Required task
Return every record exactly as written.

········

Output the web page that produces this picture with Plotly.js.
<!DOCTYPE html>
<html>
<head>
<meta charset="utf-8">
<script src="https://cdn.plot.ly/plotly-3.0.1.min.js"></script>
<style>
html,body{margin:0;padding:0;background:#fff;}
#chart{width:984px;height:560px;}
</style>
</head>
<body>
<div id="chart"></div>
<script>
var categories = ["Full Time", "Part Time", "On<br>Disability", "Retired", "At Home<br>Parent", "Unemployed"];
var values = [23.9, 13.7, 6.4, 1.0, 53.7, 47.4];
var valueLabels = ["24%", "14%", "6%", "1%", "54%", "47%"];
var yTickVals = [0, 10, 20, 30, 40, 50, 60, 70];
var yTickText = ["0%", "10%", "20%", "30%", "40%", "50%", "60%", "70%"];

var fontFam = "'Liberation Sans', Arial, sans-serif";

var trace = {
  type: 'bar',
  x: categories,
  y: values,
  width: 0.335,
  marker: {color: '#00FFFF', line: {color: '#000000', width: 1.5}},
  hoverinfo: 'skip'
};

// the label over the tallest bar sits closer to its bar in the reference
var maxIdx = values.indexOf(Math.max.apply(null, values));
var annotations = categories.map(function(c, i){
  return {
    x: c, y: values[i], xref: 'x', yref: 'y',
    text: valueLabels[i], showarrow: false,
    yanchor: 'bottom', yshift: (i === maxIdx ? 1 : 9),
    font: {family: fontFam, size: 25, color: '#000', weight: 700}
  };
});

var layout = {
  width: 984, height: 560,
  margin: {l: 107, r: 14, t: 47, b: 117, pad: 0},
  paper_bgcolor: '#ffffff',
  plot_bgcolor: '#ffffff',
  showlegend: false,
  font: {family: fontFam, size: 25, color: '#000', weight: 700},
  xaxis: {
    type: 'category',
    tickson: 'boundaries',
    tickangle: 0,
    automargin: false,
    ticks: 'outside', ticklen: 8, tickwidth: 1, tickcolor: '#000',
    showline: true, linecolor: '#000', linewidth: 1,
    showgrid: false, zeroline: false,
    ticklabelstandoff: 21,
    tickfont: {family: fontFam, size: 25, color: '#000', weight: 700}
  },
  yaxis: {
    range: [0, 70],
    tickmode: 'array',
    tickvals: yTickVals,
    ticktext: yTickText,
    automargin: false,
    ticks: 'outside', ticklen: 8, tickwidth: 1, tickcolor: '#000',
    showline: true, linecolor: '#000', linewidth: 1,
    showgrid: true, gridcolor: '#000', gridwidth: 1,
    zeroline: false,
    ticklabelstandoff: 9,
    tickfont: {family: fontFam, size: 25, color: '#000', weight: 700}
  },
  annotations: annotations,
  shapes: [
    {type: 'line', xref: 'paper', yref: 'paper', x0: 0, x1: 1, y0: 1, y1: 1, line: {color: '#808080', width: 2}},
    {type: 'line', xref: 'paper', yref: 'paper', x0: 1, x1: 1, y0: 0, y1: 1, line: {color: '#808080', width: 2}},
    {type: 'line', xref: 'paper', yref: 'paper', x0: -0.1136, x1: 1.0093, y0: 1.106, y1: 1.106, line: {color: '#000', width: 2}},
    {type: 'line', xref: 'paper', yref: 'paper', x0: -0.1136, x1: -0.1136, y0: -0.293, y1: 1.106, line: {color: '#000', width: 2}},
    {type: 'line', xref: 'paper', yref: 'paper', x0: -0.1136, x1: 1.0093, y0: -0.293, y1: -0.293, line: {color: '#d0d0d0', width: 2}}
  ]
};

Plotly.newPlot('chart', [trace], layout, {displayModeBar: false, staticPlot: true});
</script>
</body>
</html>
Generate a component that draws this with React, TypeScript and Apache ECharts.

········

Finished exercise
Output the web page that produces this picture with Plotly.js.
<!DOCTYPE html>
<html>
<head>
<meta charset="utf-8">
<script src="https://cdn.plot.ly/plotly-3.0.1.min.js"></script>
<style>
html,body{margin:0;padding:0;background:#fff;}
#chart{width:984px;height:560px;}
</style>
</head>
<body>
<div id="chart"></div>
<script>
var categories = ["Full Time", "Part Time", "On<br>Disability", "Retired", "At Home<br>Parent", "Unemployed"];
var values = [23.9, 13.7, 6.4, 1.0, 53.7, 47.4];
var valueLabels = ["24%", "14%", "6%", "1%", "54%", "47%"];
var yTickVals = [0, 10, 20, 30, 40, 50, 60, 70];
var yTickText = ["0%", "10%", "20%", "30%", "40%", "50%", "60%", "70%"];

var fontFam = "'Liberation Sans', Arial, sans-serif";

var trace = {
  type: 'bar',
  x: categories,
  y: values,
  width: 0.335,
  marker: {color: '#00FFFF', line: {color: '#000000', width: 1.5}},
  hoverinfo: 'skip'
};

// the label over the tallest bar sits closer to its bar in the reference
var maxIdx = values.indexOf(Math.max.apply(null, values));
var annotations = categories.map(function(c, i){
  return {
    x: c, y: values[i], xref: 'x', yref: 'y',
    text: valueLabels[i], showarrow: false,
    yanchor: 'bottom', yshift: (i === maxIdx ? 1 : 9),
    font: {family: fontFam, size: 25, color: '#000', weight: 700}
  };
});

var layout = {
  width: 984, height: 560,
  margin: {l: 107, r: 14, t: 47, b: 117, pad: 0},
  paper_bgcolor: '#ffffff',
  plot_bgcolor: '#ffffff',
  showlegend: false,
  font: {family: fontFam, size: 25, color: '#000', weight: 700},
  xaxis: {
    type: 'category',
    tickson: 'boundaries',
    tickangle: 0,
    automargin: false,
    ticks: 'outside', ticklen: 8, tickwidth: 1, tickcolor: '#000',
    showline: true, linecolor: '#000', linewidth: 1,
    showgrid: false, zeroline: false,
    ticklabelstandoff: 21,
    tickfont: {family: fontFam, size: 25, color: '#000', weight: 700}
  },
  yaxis: {
    range: [0, 70],
    tickmode: 'array',
    tickvals: yTickVals,
    ticktext: yTickText,
    automargin: false,
    ticks: 'outside', ticklen: 8, tickwidth: 1, tickcolor: '#000',
    showline: true, linecolor: '#000', linewidth: 1,
    showgrid: true, gridcolor: '#000', gridwidth: 1,
    zeroline: false,
    ticklabelstandoff: 9,
    tickfont: {family: fontFam, size: 25, color: '#000', weight: 700}
  },
  annotations: annotations,
  shapes: [
    {type: 'line', xref: 'paper', yref: 'paper', x0: 0, x1: 1, y0: 1, y1: 1, line: {color: '#808080', width: 2}},
    {type: 'line', xref: 'paper', yref: 'paper', x0: 1, x1: 1, y0: 0, y1: 1, line: {color: '#808080', width: 2}},
    {type: 'line', xref: 'paper', yref: 'paper', x0: -0.1136, x1: 1.0093, y0: 1.106, y1: 1.106, line: {color: '#000', width: 2}},
    {type: 'line', xref: 'paper', yref: 'paper', x0: -0.1136, x1: -0.1136, y0: -0.293, y1: 1.106, line: {color: '#000', width: 2}},
    {type: 'line', xref: 'paper', yref: 'paper', x0: -0.1136, x1: 1.0093, y0: -0.293, y1: -0.293, line: {color: '#d0d0d0', width: 2}}
  ]
};

Plotly.newPlot('chart', [trace], layout, {displayModeBar: false, staticPlot: true});
</script>
</body>
</html>
Generate a component that draws this with React, TypeScript and Apache ECharts.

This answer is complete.